Désormais, il nous appartient de poursuivre notre action dans la droite ligne de l’opération APAGAN. Cela commence naturellement par tirer les leçons de cette expérience hors norme. Cela exige aussi de réserver le meilleur accueil possible aux personnes qui sont désormais sur notre territoire national. Et je salue le travail des personnels des ministères de l’intérieur, des solidarités et de la santé qui oeuvrent à faciliter l’insertion de familles meurtries par la guerre. Leur prise en charge matérielle, humaine, leur accompagnement vers l’asile pour ceux qui le souhaitent sont des priorités et je sais pouvoir compter sur votre engagement. Nous devrons offrir à ces familles toutes leurs chances à nouveau.
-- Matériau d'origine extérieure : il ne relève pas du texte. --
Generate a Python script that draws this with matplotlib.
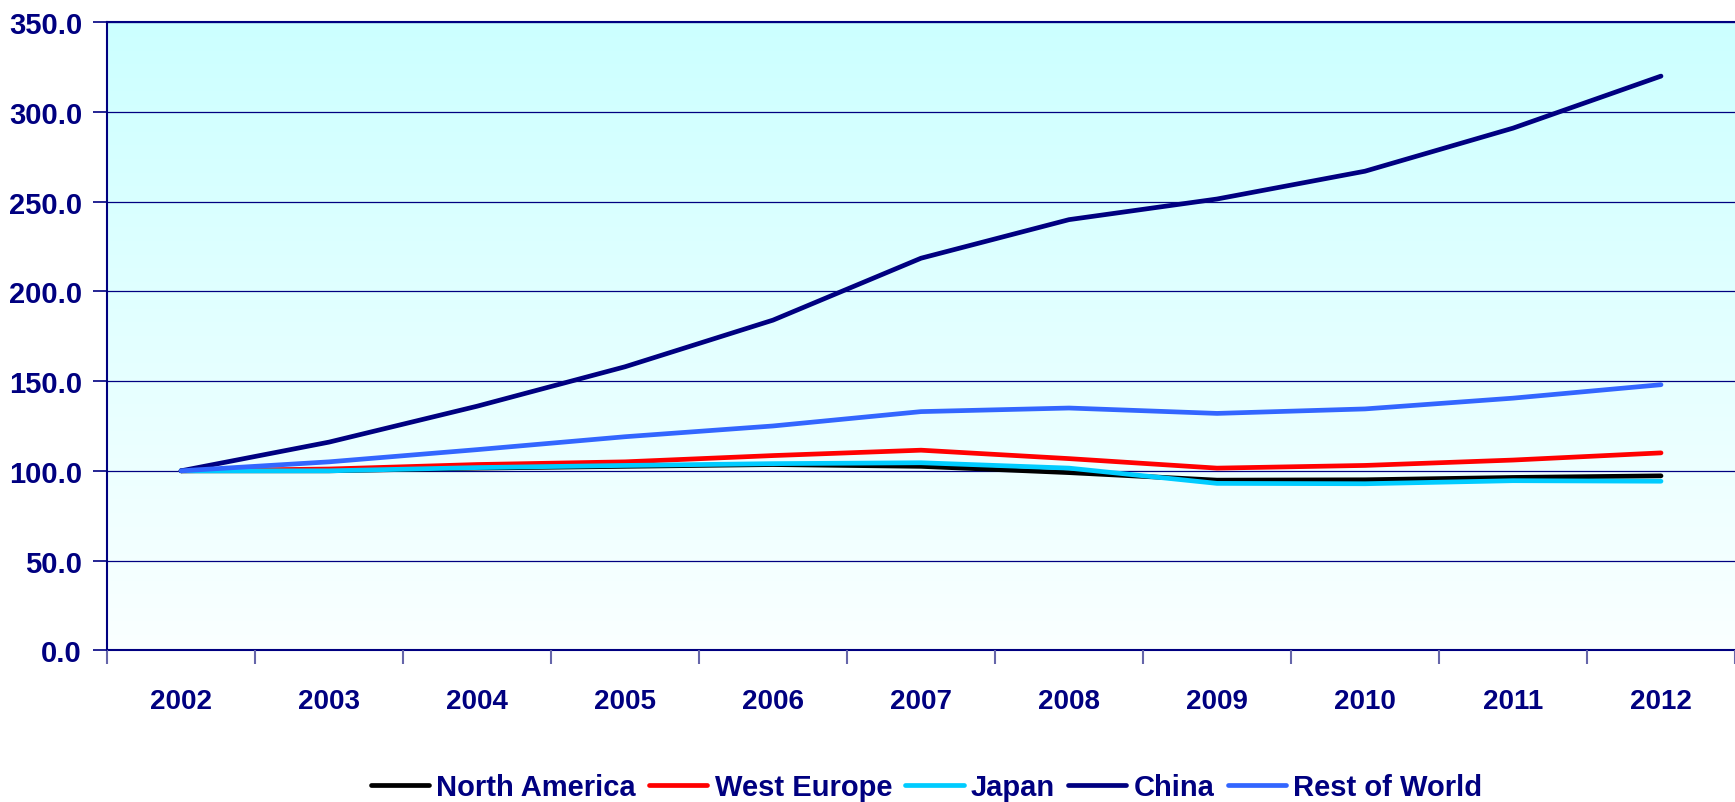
import numpy as np
import matplotlib
matplotlib.use('Agg')
from matplotlib import pyplot as plt
from matplotlib.colors import LinearSegmentedColormap

years = ['2002', '2003', '2004', '2005', '2006', '2007', '2008', '2009', '2010', '2011', '2012']
north_america = [100.0, 100.0, 101.5, 102.5, 103.5, 102.5, 99.0, 94.8, 95.0, 96.3, 97.2]
west_europe = [100.0, 101.0, 103.5, 105.0, 108.5, 111.5, 106.8, 101.5, 103.0, 106.0, 110.0]
japan = [100.0, 100.0, 101.8, 103.0, 104.0, 104.5, 101.5, 93.0, 92.8, 94.5, 94.2]
china = [100.0, 116.0, 136.0, 158.0, 184.0, 218.5, 240.0, 251.5, 267.0, 291.0, 320.0]
rest_of_world = [100.0, 105.0, 111.8, 119.0, 125.0, 133.0, 135.0, 132.0, 134.5, 140.5, 148.0]

series = [('North America', north_america, '#000000'),
          ('West Europe', west_europe, '#FF0000'),
          ('Japan', japan, '#00CCFF'),
          ('China', china, '#000080'),
          ('Rest of World', rest_of_world, '#3366FF')]

navy = '#000080'
plt.rcParams['font.family'] = ['Liberation Sans', 'DejaVu Sans']
plt.rcParams['font.weight'] = 'bold'

fig = plt.figure(figsize=(17.35, 8.03), dpi=100)
ax = fig.add_axes([0.0617, 0.189, 0.9383, 0.782])

x = np.arange(len(years))
ax.set_xlim(-0.5, len(years) - 0.5)
ax.set_ylim(0, 350)

# background gradient, light cyan at top fading to white
cmap = LinearSegmentedColormap.from_list('bg', ['#FAFFFF', '#CCFFFF'])
grad = np.linspace(0, 1, 256).reshape(-1, 1)
ax.imshow(grad, extent=[-0.5, len(years) - 0.5, 0, 350], origin='lower',
          cmap=cmap, aspect='auto', zorder=0)

for name, vals, col in series:
    ax.plot(x, vals, color=col, lw=3.4, label=name, zorder=3,
            solid_capstyle='round')

ax.set_yticks(np.arange(0, 351, 50))
ax.set_yticklabels([f'{v:.1f}' for v in np.arange(0, 351, 50)])
ax.yaxis.grid(True, color=navy, lw=0.9, zorder=1)
ax.set_axisbelow(False)

ax.set_xticks(x)
ax.set_xticklabels(years)
ax.set_xticks(np.arange(-0.5, len(years), 1), minor=True)
ax.tick_params(axis='x', which='major', length=0, pad=27, labelsize=20,
               labelcolor=navy)
ax.tick_params(axis='x', which='minor', length=10, width=1.5, color='#6666AA')
ax.tick_params(axis='y', length=10, width=1.2, color=navy, labelsize=21,
               labelcolor=navy, pad=8)

for s in ['left', 'bottom', 'top']:
    ax.spines[s].set_color(navy)
    ax.spines[s].set_linewidth(1.5)
ax.spines['right'].set_visible(False)

fig.legend(loc='lower center', bbox_to_anchor=(0.534, -0.032), ncol=5,
           frameon=False, handlelength=2.0, columnspacing=0.45,
           handletextpad=0.25, prop={'size': 21, 'weight': 'bold'},
           labelcolor=navy)

fig.savefig('out.png', dpi=100)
Je veux ici aussi saluer les élus qui se sont mobilisés et qui ont accepté d’accueillir ces familles. Beaucoup de nos maires se sont mobilisés dès le début et ont répondu présents. Les associations qui, au plus près du terrain, ont aussi été des relais essentiels de l’action publique.
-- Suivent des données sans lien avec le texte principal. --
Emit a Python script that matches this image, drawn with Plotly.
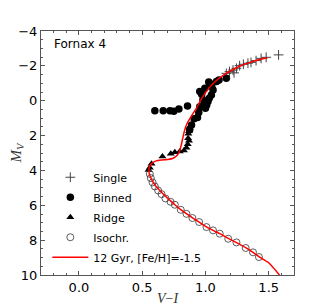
import plotly.graph_objects as go

# Single stars (crosses)
single_vi = [1.165, 1.19, 1.218, 1.226, 1.245, 1.27, 1.30, 1.336, 1.36, 1.40, 1.44, 1.48, 1.578]
single_mv = [-1.57, -1.67, -1.76, -1.60, -1.86, -2.01, -2.09, -2.15, -2.20, -2.30, -2.43, -2.49, -2.63]

# Binned (filled circles)
binned_vi = [0.60, 0.666, 0.72, 0.75, 0.79, 0.858,
             0.875, 0.89, 0.91, 0.937, 0.947, 0.955, 0.97, 0.98, 0.995, 1.0,
             1.02, 1.03, 1.047, 1.06, 0.995, 1.033, 1.026, 1.05, 1.087, 1.107,
             1.165, 0.99, 1.01, 0.955]
binned_mv = [0.58, 0.58, 0.58, 0.60, 0.47, 0.30,
             1.67, 1.39, 1.04, 0.97, 0.68, 0.34, -0.37, -0.05, 0.14, 0.43,
             0.05, -0.14, -0.33, -0.62, -0.72, -1.00, -1.08, -0.81, -1.10, -1.19,
             -1.29, 0.30, 0.25, -0.53]

# Ridge (triangles)
ridge_vi = [0.55, 0.56, 0.574, 0.66, 0.726, 0.758, 0.797, 0.83, 0.85, 0.86, 0.87,
            0.863, 0.865, 0.87, 0.875, 0.88]
ridge_mv = [3.97, 3.85, 3.62, 3.20, 3.05, 2.95, 2.92, 2.85, 2.70, 2.50, 2.30,
            2.15, 1.90, 1.75, 1.55, 1.45]

# Isochrone points (open circles)
iso_vi = [0.56, 0.568, 0.582, 0.60, 0.626, 0.653, 0.684, 0.724, 0.758, 0.805, 0.85,
          0.897, 0.95, 1.008, 1.06, 1.113, 1.18, 1.245, 1.318, 1.376, 1.423]
iso_mv = [4.20, 4.44, 4.69, 4.92, 5.15, 5.36, 5.61, 5.80, 5.97, 6.26, 6.49,
          6.73, 6.96, 7.25, 7.44, 7.63, 7.92, 8.13, 8.45, 8.70, 8.97]

# 12 Gyr isochrone line
line_vi = [1.585, 1.50, 1.423, 1.376, 1.318, 1.245, 1.18, 1.113, 1.06, 1.008, 0.95,
           0.897, 0.85, 0.805, 0.758, 0.72, 0.684, 0.653, 0.626, 0.60, 0.58, 0.565,
           0.555, 0.553, 0.56, 0.58, 0.61, 0.65, 0.70, 0.745, 0.775, 0.795, 0.81,
           0.822, 0.835, 0.852, 0.875, 0.905, 0.935, 0.96, 0.99, 1.03, 1.08, 1.14,
           1.20, 1.27, 1.34, 1.42, 1.49]
line_mv = [10.0, 9.30, 8.95, 8.70, 8.43, 8.14, 7.90, 7.63, 7.44, 7.24, 6.96,
           6.72, 6.48, 6.25, 5.97, 5.72, 5.48, 5.25, 5.05, 4.83, 4.60, 4.38,
           4.15, 3.95, 3.75, 3.57, 3.45, 3.40, 3.37, 3.30, 3.15, 2.90, 2.50,
           2.10, 1.70, 1.35, 1.05, 0.70, 0.35, 0.0, -0.35, -0.75, -1.12, -1.45,
           -1.72, -1.98, -2.17, -2.35, -2.47]

x_ticks = [0.0, 0.5, 1.0, 1.5]
y_ticks = [-4, -2, 0, 2, 4, 6, 8, 10]

fig = go.Figure()
fig.add_trace(go.Scatter(x=single_vi, y=single_mv, mode="markers", name="Single", legendgroup="a",
                         marker=dict(symbol="cross-thin", size=7, color="#444",
                                     line=dict(width=1, color="#444"))))
fig.add_trace(go.Scatter(x=binned_vi, y=binned_mv, mode="markers", name="Binned", legendgroup="b",
                         marker=dict(symbol="circle", size=7.5, color="black")))
fig.add_trace(go.Scatter(x=ridge_vi, y=ridge_mv, mode="markers", name="Ridge", legendgroup="c",
                         marker=dict(symbol="triangle-up", size=7, color="black")))
fig.add_trace(go.Scatter(x=iso_vi, y=iso_mv, mode="markers", name="Isochr.", legendgroup="d",
                         marker=dict(symbol="circle-open", size=7, color="#333",
                                     line=dict(width=0.8, color="#333"))))
fig.add_trace(go.Scatter(x=line_vi, y=line_mv, mode="lines", name="12 Gyr, [Fe/H]=-1.5",
                         legendgroup="e",
                         line=dict(color="red", width=1.5, shape="spline", smoothing=0.6)))

axis_common = dict(showgrid=False, zeroline=False, showline=True, linecolor="#555",
                   linewidth=1, mirror="allticks", ticks="inside", ticklen=4,
                   tickcolor="#555", automargin=False,
                   tickfont=dict(family="DejaVu Sans", size=13, color="black"))

fig.update_xaxes(range=[-0.3, 1.7], tickvals=x_ticks, tickformat=".1f",
                 minor=dict(dtick=0.1, ticks="inside", ticklen=2, tickcolor="#555"),
                 title=dict(text="<i>V</i>−<i>I</i>", standoff=2,
                            font=dict(family="Liberation Serif", size=14, color="#333")),
                 **axis_common)
fig.update_yaxes(range=[10, -4], tickvals=y_ticks,
                 minor=dict(dtick=0.5, ticks="inside", ticklen=2, tickcolor="#555"),
                 title=dict(text="<i>M<sub>V</sub></i>", standoff=11,
                            font=dict(family="Liberation Serif", size=15, color="#333")),
                 **axis_common)

fig.add_annotation(x=0.045, y=0.945, xref="paper", yref="paper", text="Fornax 4",
                   showarrow=False, xanchor="left", yanchor="middle",
                   font=dict(family="DejaVu Sans", size=12, color="black"))

# page body has an 8px margin, so the figure is shrunk and its margins offset by it
fig.update_layout(width=319, height=298, margin=dict(l=33, r=33, t=23, b=31),
                  plot_bgcolor="white", paper_bgcolor="white",
                  legend=dict(x=0.025, y=0.46, xanchor="left", yanchor="top",
                              tracegroupgap=1.0, itemwidth=36,
                              bgcolor="rgba(0,0,0,0)", font=dict(family="DejaVu Sans", size=11,
                                                                 color="black")))
fig.write_html("out.html")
Mesdames et Messieurs, tous ici, vous avez démontré que derrière les mots, derrière nos appels à ne pas abandonner le peuple afghan, derrière notre devoir de n’abandonner aucun Français, aucun Européen, il y avait des femmes et des hommes déterminés à ne ménager aucun effort, à braver les risques, à travailler sans relâche pour venir en aide. Ce formidable souffle de dévouement et d’altruisme qui s’est levé en chacun de vous, peut-être que les historiens de demain l’appelleront l’esprit d’APAGAN, c’est en tout cas le nom que j’ai envie en vous voyant aujourd’hui de lui donner. Chacune et chacun d’entre vous a vécu durant ces semaines, tout particulièrement, des moments d’exaltation, de fierté, des moments, je le sais aussi, de fatigue, parfois de peur.
Mais vous avez tenu et vous avez été là. De cela, je vous remercie et je veux, en ce jour, vous dire la fierté qui est la mienne, mais à travers celle-ci, vous témoigner la fierté de toute la nation. Vive la République et vive la France !.